Datasalt has released Pangool, a Java implementation of the new Tuple MapReduce distributed processing paradigm that simplifies the development of Big Data applications for Hadoop. Pangool is free software that makes the development of highly efficient Big Data applications fast and simple, thanks to its native support of the most common development patterns: joins, sorting, secondary and compound registers.

Developing efficient applications for Hadoop is no easy task. Its Java API is too complex, especially for the most common development patterns. Pangool aims to solve these problems, offering a much more convenient alternative API. Pangool is designed to simplify the development of Big Data applications by including the most common development patterns natively. And of course, it does this with no loss of efficiency compared to the native Hadoop implementation.

Main features

Tuple as the unit of information

The use of tuples provides developers with a great amount of flexibility in adapting to the unique features of each project. Tuples are managed efficiently by Pangool, thus reducing the overall cost of the project.

Grouping and sorting

Any given processing task in Pangool is governed mainly by two parameters: which fields are used in grouping and which are used for sorting. This simplification is one of Pangool’s strong points

Efficient and easy-to-implement Joins

One of the basic patterns that comes up in any Big Data project is the possibility of joining several data sets. Pangool supports joins natively and efficiently.

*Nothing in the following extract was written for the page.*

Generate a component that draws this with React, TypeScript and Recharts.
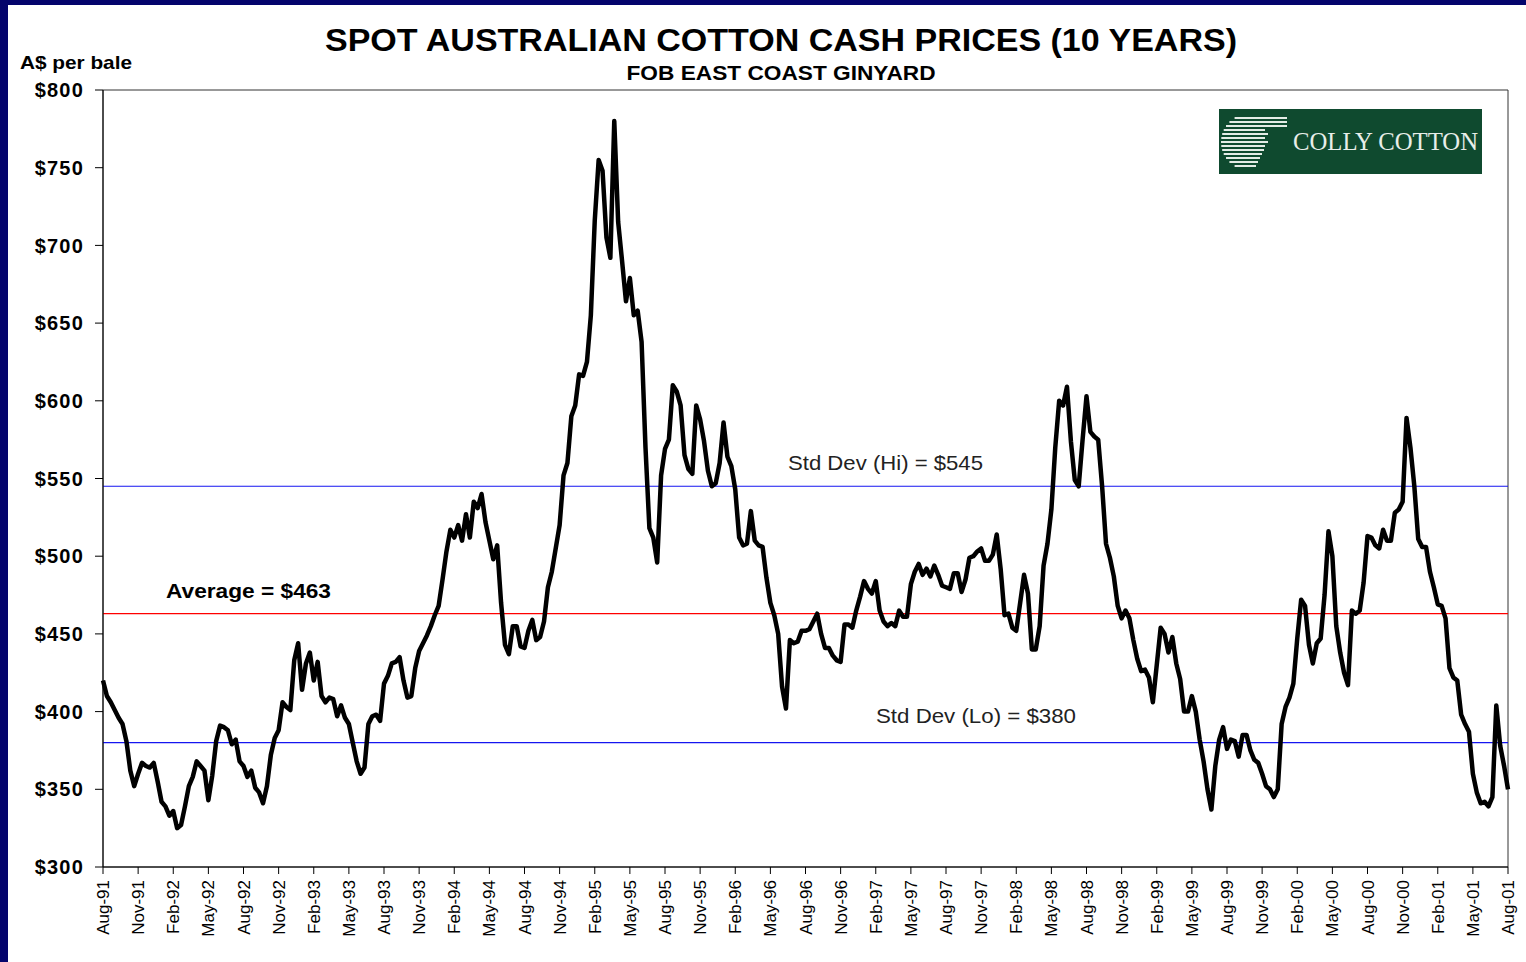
import { LineChart, Line, XAxis, YAxis, ReferenceLine, ReferenceArea } from 'recharts';

// quarterly tick labels, Aug-91 .. Aug-01
const quarterLabels = [
  'Aug-91', 'Nov-91', 'Feb-92', 'May-92', 'Aug-92', 'Nov-92', 'Feb-93', 'May-93', 'Aug-93', 'Nov-93',
  'Feb-94', 'May-94', 'Aug-94', 'Nov-94', 'Feb-95', 'May-95', 'Aug-95', 'Nov-95', 'Feb-96', 'May-96',
  'Aug-96', 'Nov-96', 'Feb-97', 'May-97', 'Aug-97', 'Nov-97', 'Feb-98', 'May-98', 'Aug-98', 'Nov-98',
  'Feb-99', 'May-99', 'Aug-99', 'Nov-99', 'Feb-00', 'May-00', 'Aug-00', 'Nov-00', 'Feb-01', 'May-01',
  'Aug-01'
];

const priceTicks = [300, 350, 400, 450, 500, 550, 600, 650, 700, 750, 800];

// spot price, A$ per bale, three readings per month
const prices1991to93 = [
  420, 410, 406, 401, 396, 392, 381, 362, 352, 360,
  367, 365, 364, 367, 355, 342, 339, 333, 336, 325,
  327, 339, 352, 358, 368, 365, 362, 343, 359, 381,
  391, 390, 388, 379, 382, 368, 365, 358, 362, 351,
  348, 341, 352, 372, 383, 388, 406, 403, 401, 433,
  444, 414, 431, 438, 420, 432, 410, 406, 409, 408,
  397, 404, 396, 392, 380, 368, 360, 364, 392, 397,
  398, 394, 418, 423, 431, 432, 435, 420, 409, 410,
  428, 439, 444, 449, 455, 462, 468, 485, 503
];

const prices1994to95 = [
  517, 512, 520, 510, 527, 512, 535, 531, 540, 522,
  510, 498, 507, 470, 443, 437, 455, 455, 442, 441,
  452, 459, 446, 448, 458, 480, 490, 505, 520, 552,
  560, 590, 597, 617, 616, 625, 655, 716, 755, 748,
  705, 692, 780, 715, 690, 664, 679, 655, 658, 638,
  570, 518, 512, 496, 552, 569, 575, 610, 606, 597,
  565, 556, 553, 597, 588
];

const prices1996to97 = [
  574, 555, 545, 547, 560, 586, 564, 558, 543, 512,
  507, 508, 529, 510, 507, 506, 486, 470, 462, 450,
  416, 402, 446, 444, 445, 452, 452, 453, 458, 463,
  450, 441, 441, 436, 433, 432, 456, 456, 454, 465,
  474, 484, 479, 476, 484, 465, 458, 455, 457, 455,
  465, 461, 461, 482, 490, 495, 488, 492, 487, 494,
  488, 481, 480, 479, 489, 489, 477, 485, 499
];

const prices1998to99 = [
  500, 503, 505, 497, 497, 501, 514, 492, 462, 463,
  454, 452, 470, 488, 476, 440, 440, 455, 494, 508,
  530, 570, 600, 597, 609, 574, 549, 545, 575, 603,
  580, 577, 575, 545, 508, 499, 487, 468, 460, 465,
  460, 446, 434, 426, 427, 422, 406, 430, 454, 450,
  438, 448, 431, 421, 400, 400, 410, 400, 382, 368,
  350, 337, 365, 382
];

const prices2000to01 = [
  390, 376, 382, 381, 371, 385, 385, 375, 369, 367,
  360, 352, 350, 345, 350, 392, 403, 409, 418, 447,
  472, 468, 443, 431, 444, 447, 475, 516, 500, 455,
  438, 425, 417, 465, 463, 465, 483, 513, 512, 507,
  505, 517, 510, 510, 528, 530, 535, 589, 570, 545,
  511, 506, 506, 490, 480, 469, 468, 460, 428, 422,
  420, 398, 392, 387, 360, 348, 341, 342, 339, 345,
  404, 378, 365, 350
];

const averagePrice = 463;
const stdDevHigh = 545;
const stdDevLow = 380;

const allPrices = [
  ...prices1991to93,
  ...prices1994to95,
  ...prices1996to97,
  ...prices1998to99,
  ...prices2000to01
];

const data = allPrices.map((price, i) => ({ month: i / 3, price }));
const quarterTicks = quarterLabels.map((_, i) => i * 3);

const SANS = "'Liberation Sans', Arial, Helvetica, sans-serif";

function MonthTick({ x, y, payload }: any) {
  const label = quarterLabels[Math.round(payload.value / 3)];
  return (
    <text
      transform={`translate(${x + 6},${y}) rotate(-90)`}
      textAnchor='end'
      fontSize={17}
      fontFamily={SANS}
      fill='#000'
    >
      {label}
    </text>
  );
}

function LineLabel({ viewBox, text, offsetX, lift, bold, width }: any) {
  if (!viewBox) return null;
  return (
    <text
      x={viewBox.x + offsetX}
      y={viewBox.y - lift}
      fontSize={21}
      fontFamily={SANS}
      fontWeight={bold ? 'bold' : 'normal'}
      fill={bold ? '#000' : '#222'}
      textLength={width}
      lengthAdjust='spacingAndGlyphs'
    >
      {text}
    </text>
  );
}

function Logo() {
  // striped "C" emblem of the Colly Cotton badge
  const stripes = [];
  for (let i = 0; i < 13; i++) {
    const y = 118 + i * 4;
    const dy = y - 142;
    const left = 1249 - Math.sqrt(Math.max(0, 28 * 28 - dy * dy));
    const right = i < 3 ? 1287 : i < 8 ? 1268 - (i % 2) * 3 : 1264 - (i - 8) * 2;
    stripes.push(
      <line key={i} x1={left} x2={right} y1={y} y2={y} stroke='#e4ece6' strokeWidth={2} />
    );
  }
  return (
    <g>
      <rect x={1219} y={109} width={263} height={65} fill='#0f4a2f' />
      {stripes}
      <text
        x={1293}
        y={150}
        fontSize={25}
        fontFamily="'Liberation Serif', 'Times New Roman', serif"
        fill='#e8eee9'
        textLength={185}
        lengthAdjust='spacingAndGlyphs'
      >
        COLLY COTTON
      </text>
    </g>
  );
}

function App() {
  return (
    <div style={{ position: 'absolute', left: 0, top: 0, width: 1526, height: 962, background: '#04046c', overflow: 'hidden' }}>
      <div style={{ position: 'absolute', left: 8, top: 5, width: 1518, height: 957, background: '#fff' }} />
      <div style={{ position: 'absolute', left: 0, top: 0 }}>
        <LineChart
          width={1526}
          height={962}
          data={data}
          margin={{ top: 90, right: 18, bottom: 0, left: 8 }}
        >
          <ReferenceArea
            x1={0}
            x2={120}
            y1={300}
            y2={800}
            fill='none'
            fillOpacity={0}
            stroke='#333'
            strokeWidth={1}
          />
          <XAxis
            dataKey='month'
            type='number'
            domain={[0, 120]}
            ticks={quarterTicks}
            interval={0}
            height={95}
            tickSize={7}
            tickMargin={6}
            axisLine={{ stroke: '#000' }}
            tickLine={{ stroke: '#000' }}
            tick={<MonthTick />}
          />
          <YAxis
            type='number'
            domain={[300, 800]}
            ticks={priceTicks}
            interval={0}
            width={95}
            tickSize={8}
            tickMargin={11}
            axisLine={{ stroke: '#000' }}
            tickLine={{ stroke: '#000' }}
            tickFormatter={(v: number) => `$${v}`}
            tick={{ fontSize: 20, fontWeight: 'bold', fontFamily: SANS, fill: '#000', letterSpacing: 1.2 }}
          />
          <ReferenceLine
            y={stdDevHigh}
            stroke='#1515f0'
            strokeWidth={1.2}
            label={<LineLabel text='Std Dev (Hi) = $545' offsetX={685} lift={16} width={195} />}
          />
          <ReferenceLine
            y={averagePrice}
            stroke='#ff0000'
            strokeWidth={1.2}
            label={<LineLabel text='Average = $463' offsetX={63} lift={16} width={165} bold />}
          />
          <ReferenceLine
            y={stdDevLow}
            stroke='#1515f0'
            strokeWidth={1.2}
            label={<LineLabel text='Std Dev (Lo) = $380' offsetX={773} lift={20} width={200} />}
          />
          <Line
            type='linear'
            dataKey='price'
            stroke='#000'
            strokeWidth={4.5}
            strokeLinejoin='round'
            dot={false}
            activeDot={false}
            isAnimationActive={false}
          />
        </LineChart>
      </div>
      <svg
        width={1526}
        height={962}
        style={{ position: 'absolute', left: 0, top: 0, pointerEvents: 'none' }}
      >
        <text
          x={781}
          y={51}
          textAnchor='middle'
          fontSize={31}
          fontWeight='bold'
          fontFamily={SANS}
          textLength={912}
          lengthAdjust='spacingAndGlyphs'
        >
          SPOT AUSTRALIAN COTTON CASH PRICES (10 YEARS)
        </text>
        <text
          x={781}
          y={80}
          textAnchor='middle'
          fontSize={21}
          fontWeight='bold'
          fontFamily={SANS}
          textLength={309}
          lengthAdjust='spacingAndGlyphs'
        >
          FOB EAST COAST GINYARD
        </text>
        <text
          x={20}
          y={69}
          fontSize={19}
          fontWeight='bold'
          fontFamily={SANS}
          textLength={112}
          lengthAdjust='spacingAndGlyphs'
        >
          A$ per bale
        </text>
        <Logo />
      </svg>
    </div>
  );
}

export default App;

Multiple inputs and outputs

Pangool’s API offers integrated support for multiple inputs and outputs so that each job can include several input data sets and several output data sets.

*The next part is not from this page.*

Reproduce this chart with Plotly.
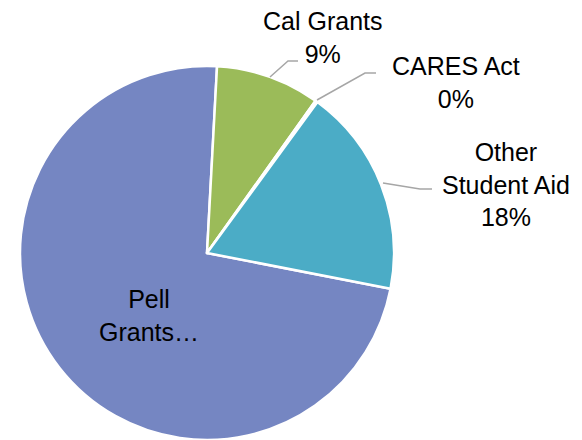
import plotly.graph_objects as go

W, H = 582, 440

LABELS = ["Pell Grants", "Cal Grants", "CARES Act", "Other Student Aid"]
VALUES = [72.8, 9.0, 0.2, 18.0]
COLORS = ["#7586C2", "#9BBB59", "#8064A2", "#4BACC6"]

# label text shown on chart (Pell label is truncated in the original)
LABEL_TEXT = ["Pell<br>Grants…", "Cal Grants<br>{pct}", "CARES Act<br>{pct}", "Other<br>Student Aid<br>{pct}"]
LABEL_POS = [(149, 315), (322, 37), (456, 82), (506, 184)]  # pixel centres
LEADERS = [
    None,
    [(270, 77), (288, 61), (298, 61)],
    [(317, 100), (365, 73), (376, 73)],
    [(383, 183), (420, 189), (432, 189)],
]

FONT = "Liberation Sans, Arial, sans-serif"


def px(x, y):
    return x / W, 1 - y / H


cx, cy, r = 207, 253, 187

fig = go.Figure(
    go.Pie(
        labels=LABELS,
        values=VALUES,
        sort=False,
        direction="clockwise",
        rotation=101,
        marker=dict(colors=COLORS, line=dict(color="white", width=2.5)),
        textinfo="none",
        hoverinfo="label+percent",
        domain=dict(x=[(cx - r) / W, (cx + r) / W], y=[0, 2 * r / H]),
    )
)

total = sum(VALUES)
for lab, val, (x, y), lead in zip(LABEL_TEXT, VALUES, LABEL_POS, LEADERS):
    pct = f"{round(100 * val / total)}%"
    ax, ay = px(x, y)
    fig.add_annotation(
        x=ax, y=ay, xref="paper", yref="paper", showarrow=False,
        xanchor="center", yanchor="middle",
        text=lab.format(pct=pct), align="center",
        font=dict(family=FONT, size=25, color="black"),
    )
    if lead:
        path = "M " + " L ".join(f"{px(a, b)[0]},{px(a, b)[1]}" for a, b in lead)
        fig.add_shape(type="path", path=path, xref="paper", yref="paper",
                      line=dict(color="#A6A6A6", width=1.5))

fig.update_layout(
    width=W, height=H,
    margin=dict(l=0, r=0, t=0, b=0),
    showlegend=False,
    paper_bgcolor="white",
    plot_bgcolor="white",
)
fig.write_html("out.html", config={"displayModeBar": False},
               post_script="document.body.style.margin='0';")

Efficiency and flexibility

Pangool is a more convenient alternative to the Hadoop Java API. We can perform the same jobs in both, but the difficulty of the tasks is not the same. Therefore, we recommend using Pangool to open the doors to the Big Data world.

Despite its more powerful API, Pangool is quite similar in efficiency to Hadoop’s API. Pangool merely makes life easier for those who need the efficiency and flexibility of Hadoop’s Java API.

  • Simplifying development in Hadoop
  • Efficiency and flexibility
  • Tuples as the unit of information
  • Simple secondary sorting
  • Native support for joins
  • Instance configuration
  • Multiple inputs and outputs
  • Support for several serializations: Thirft, Avro, ProtoStuff, etc.
  • Fully compatible with Hadoop